▶ _DESCRIPTION OF THE TASK_: Scan the lines below; pull out those with "this".

▶ _DATA SUPPLIED_:
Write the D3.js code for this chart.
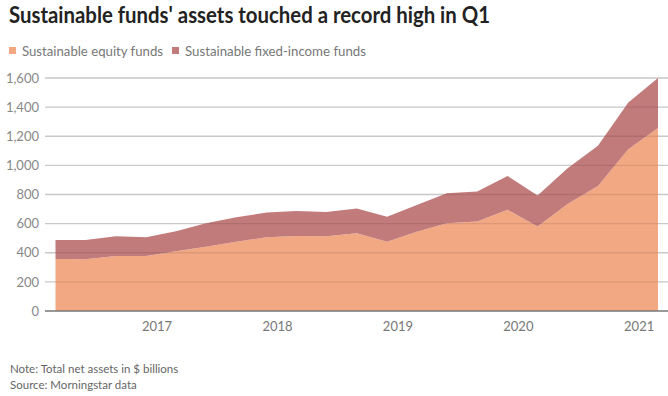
<!DOCTYPE html>
<html>
<head>
<meta charset="utf-8">
<script src="https://cdn.jsdelivr.net/npm/d3@7"></script>
<style>
  body { margin: 0; background: #fff; }
  svg { display: block; font-family: Lato, "Noto Sans", sans-serif; }
</style>
</head>
<body>
<div id="chart"></div>
<script>
// quarter-end dates, Q1 2016 - Q1 2021
const quarters = ["2016-03-31", "2016-06-30", "2016-09-30", "2016-12-31",
    "2017-03-31", "2017-06-30", "2017-09-30", "2017-12-31",
    "2018-03-31", "2018-06-30", "2018-09-30", "2018-12-31",
    "2019-03-31", "2019-06-30", "2019-09-30", "2019-12-31",
    "2020-03-31", "2020-06-30", "2020-09-30", "2020-12-31",
    "2021-03-31"];
// $ billions
const equity = [357, 355, 378, 378, 410, 442, 476, 506, 515, 513, 534, 476,
    545, 603, 614, 695, 580, 735, 859, 1111, 1256];
const fixedIncome = [131, 132, 136, 129, 137, 161, 168, 170, 171, 166, 170, 172,
    183, 206, 206, 232, 213, 246, 275, 321, 344];
const seriesNames = ["Sustainable equity funds", "Sustainable fixed-income funds"];
const seriesColors = ["#f2a883", "#c27b7b"];
const yTicks = [0, 200, 400, 600, 800, 1000, 1200, 1400, 1600];
const yearTicks = ["2017", "2018", "2019", "2020", "2021"];

const width = 668, height = 396;
const margin = {top: 78, right: 0, bottom: 85, left: 45};
const plotW = width - margin.left - margin.right;
const plotH = height - margin.top - margin.bottom;

const parse = d3.timeParse("%Y-%m-%d");
const rows = quarters.map((q, i) => ({
    date: parse(q),
    equity: equity[i],
    fixed: fixedIncome[i]
}));

const svg = d3.select("#chart")
    .append("svg")
    .attr("width", width)
    .attr("height", height);

// title
svg.append("text")
    .attr("x", 9)
    .attr("y", 23)
    .attr("textLength", 481)
    .attr("lengthAdjust", "spacingAndGlyphs")
    .style("font-size", "23px")
    .style("font-weight", 700)
    .style("fill", "#222")
    .text("Sustainable funds' assets touched a record high in Q1");

// legend
const legendX = [9, 172];
const legendW = [141, 181];
seriesNames.forEach((name, i) => {
    svg.append("rect")
        .attr("x", legendX[i])
        .attr("y", 47)
        .attr("width", 7)
        .attr("height", 7)
        .attr("fill", seriesColors[i]);
    svg.append("text")
        .attr("x", legendX[i] + 13)
        .attr("y", 56)
        .attr("textLength", legendW[i])
        .attr("lengthAdjust", "spacingAndGlyphs")
        .style("font-size", "14px")
        .style("fill", "#777")
        .text(name);
});

const g = svg.append("g")
    .attr("transform", `translate(${margin.left}, ${margin.top})`);

const x = d3.scaleTime()
    .domain(d3.extent(rows, d => d.date))
    .range([10.5, 613]);

const y = d3.scaleLinear()
    .domain([0, 1600])
    .range([plotH, 0]);

const stack = d3.stack().keys(["equity", "fixed"]);
const layers = stack(rows);

const area = d3.area()
    .x(d => x(d.data.date))
    .y0(d => y(d[0]))
    .y1(d => y(d[1]));

// light grid underneath
g.append("g")
    .selectAll("line")
    .data(yTicks.slice(1))
    .join("line")
    .attr("x1", 0)
    .attr("x2", plotW)
    .attr("y1", d => y(d))
    .attr("y2", d => y(d))
    .attr("stroke", "#ddd")
    .attr("stroke-width", 1.3);

g.selectAll("path.layer")
    .data(layers)
    .join("path")
    .attr("class", "layer")
    .attr("d", area)
    .attr("fill", (d, i) => seriesColors[i]);

// grid showing through the areas
g.append("g")
    .selectAll("line")
    .data(yTicks.slice(1))
    .join("line")
    .attr("x1", 0)
    .attr("x2", plotW)
    .attr("y1", d => y(d))
    .attr("y2", d => y(d))
    .attr("stroke", "#000")
    .attr("stroke-opacity", 0.09)
    .attr("stroke-width", 1.3);

// y axis labels
const yAxis = g.append("g")
    .call(d3.axisLeft(y)
        .tickValues(yTicks)
        .tickSize(0)
        .tickPadding(6)
        .tickFormat(d3.format(",")));
yAxis.select(".domain").remove();
yAxis.selectAll("text")
    .style("font-family", "Lato, 'Noto Sans', sans-serif")
    .style("font-size", "13px")
    .style("fill", "#888");

// x axis
const xAxis = g.append("g")
    .attr("transform", `translate(0, ${plotH})`)
    .call(d3.axisBottom(x)
        .tickValues(yearTicks.map(t => parse(t + "-01-01")))
        .tickSize(0)
        .tickPadding(11)
        .tickFormat(d3.timeFormat("%Y")));
xAxis.select(".domain").remove();
xAxis.selectAll("text")
    .attr("dx", 10)
    .style("font-family", "Lato, 'Noto Sans', sans-serif")
    .style("font-size", "13px")
    .style("fill", "#777");

g.append("line")
    .attr("x1", 0)
    .attr("x2", plotW)
    .attr("y1", plotH)
    .attr("y2", plotH)
    .attr("stroke", "#777")
    .attr("stroke-width", 1.5);

// footnotes
svg.append("text")
    .attr("x", 10)
    .attr("y", 373)
    .style("font-size", "11.5px")
    .style("fill", "#666")
    .text("Note: Total net assets in $ billions");
svg.append("text")
    .attr("x", 10)
    .attr("y", 389)
    .style("font-size", "11.5px")
    .style("fill", "#666")
    .text("Source: Morningstar data");
</script>
</body>
</html>
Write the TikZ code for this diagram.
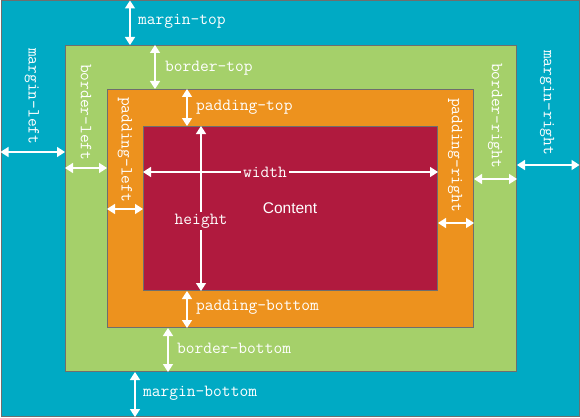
\documentclass[tikz,border=0pt]{standalone}
\usepackage{fontspec}
\setsansfont{Liberation Sans}
\usepackage{xcolor}
\usetikzlibrary{arrows.meta, positioning, calc}

\definecolor{marginblue}{RGB}{0,170,196}
\definecolor{bordergreen}{RGB}{165,208,106}
\definecolor{paddingorange}{RGB}{237,146,30}
\definecolor{contentred}{RGB}{176,26,62}
\definecolor{edgegray}{RGB}{110,110,110}

\begin{document}
\begin{tikzpicture}[
    x=1pt, y=-1pt,
    box/.style={rectangle, draw=edgegray, line width=1pt, inner sep=0pt, anchor=north west},
    lbl/.style={text=white, font=\fontsize{17}{19}\selectfont\ttfamily, inner sep=0pt},
    vlbl/.style={lbl, rotate=-90, anchor=west},
    dim/.style={white, line width=1.6pt, {Triangle[width=10pt,length=8pt]}-{Triangle[width=10pt,length=8pt]}}
]
    \useasboundingbox (0,0) rectangle (580,417);

    % nested boxes
    \node [box, fill=marginblue, minimum width=578pt, minimum height=415.5pt] (outer) at (0.5,0.5) {};
    \node [box, fill=bordergreen, minimum width=451pt, minimum height=326pt] (border) at (65,45) {};
    \node [box, fill=paddingorange, minimum width=366pt, minimum height=238pt] (padding) at (107,89) {};
    \node [box, fill=contentred, minimum width=294pt, minimum height=164pt] (content) at (143,126) {};

    % positions of the measuring lines
    \coordinate (mt) at (130,0);
    \coordinate (bt) at (155,0);
    \coordinate (pt) at (187,0);
    \coordinate (pb) at (187,0);
    \coordinate (bb) at (168,0);
    \coordinate (mb) at (135,0);
    \coordinate (ml) at (0,152);
    \coordinate (bl) at (0,168);
    \coordinate (pl) at (0,209);
    \coordinate (pr) at (0,223);
    \coordinate (br) at (0,179);
    \coordinate (mr) at (0,165);
    \coordinate (wd) at (0,172);
    \coordinate (ht) at (201,0);

    % top and bottom
    \draw [dim] (mt |- outer.north) -- (mt |- border.north);
    \draw [dim] (bt |- border.north) -- (bt |- padding.north);
    \draw [dim] (pt |- padding.north) -- (pt |- content.north);
    \draw [dim] (pb |- content.south) -- (pb |- padding.south);
    \draw [dim] (bb |- padding.south) -- (bb |- border.south);
    \draw [dim] (mb |- border.south) -- (mb |- outer.south);

    % left and right
    \draw [dim] (ml -| outer.west) -- (ml -| border.west);
    \draw [dim] (bl -| border.west) -- (bl -| padding.west);
    \draw [dim] (pl -| padding.west) -- (pl -| content.west);
    \draw [dim] (pr -| content.east) -- (pr -| padding.east);
    \draw [dim] (br -| padding.east) -- (br -| border.east);
    \draw [dim] (mr -| border.east) -- (mr -| outer.east);

    % content size
    \draw [dim] (wd -| content.west) -- (wd -| content.east);
    \draw [dim] (ht |- content.north) -- (ht |- content.south);

    \node [lbl, anchor=west] (mtlbl) at (138,21) {margin-top};
    \node [lbl, anchor=west] (btlbl) at (165,68) {border-top};
    \node [lbl, anchor=west] (ptlbl) at (196,107) {padding-top};
    \node [lbl, anchor=west] (pblbl) at (196,307) {padding-bottom};
    \node [lbl, anchor=west] (bblbl) at (177,348) {border-bottom};
    \node [lbl, anchor=west] (mblbl) at (143,393) {margin-bottom};

    \node [vlbl] (mllbl) at (32,48) {margin-left};
    \node [vlbl] (bllbl) at (86,64) {border-left};
    \node [vlbl] (pllbl) at (125,97) {padding-left};
    \node [vlbl] (prlbl) at (455,98) {padding-right};
    \node [vlbl] (brlbl) at (495,63) {border-right};
    \node [vlbl] (mrlbl) at (547,50) {margin-right};

    \node [lbl, fill=contentred, inner xsep=2pt, inner ysep=2pt] (wdlbl) at (265,172) {width};
    \node [lbl, fill=contentred, inner xsep=2pt, inner ysep=2pt] (htlbl) at (201,221) {height};
    \node [text=white, font=\fontsize{15.5}{17}\selectfont\sffamily] (ctlbl) at (290,208) {Content};
\end{tikzpicture}
\end{document}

▶ _ANSWER TO THE PROBLEM_:
Write the D3.js code for this chart.
Write the TikZ code for this diagram.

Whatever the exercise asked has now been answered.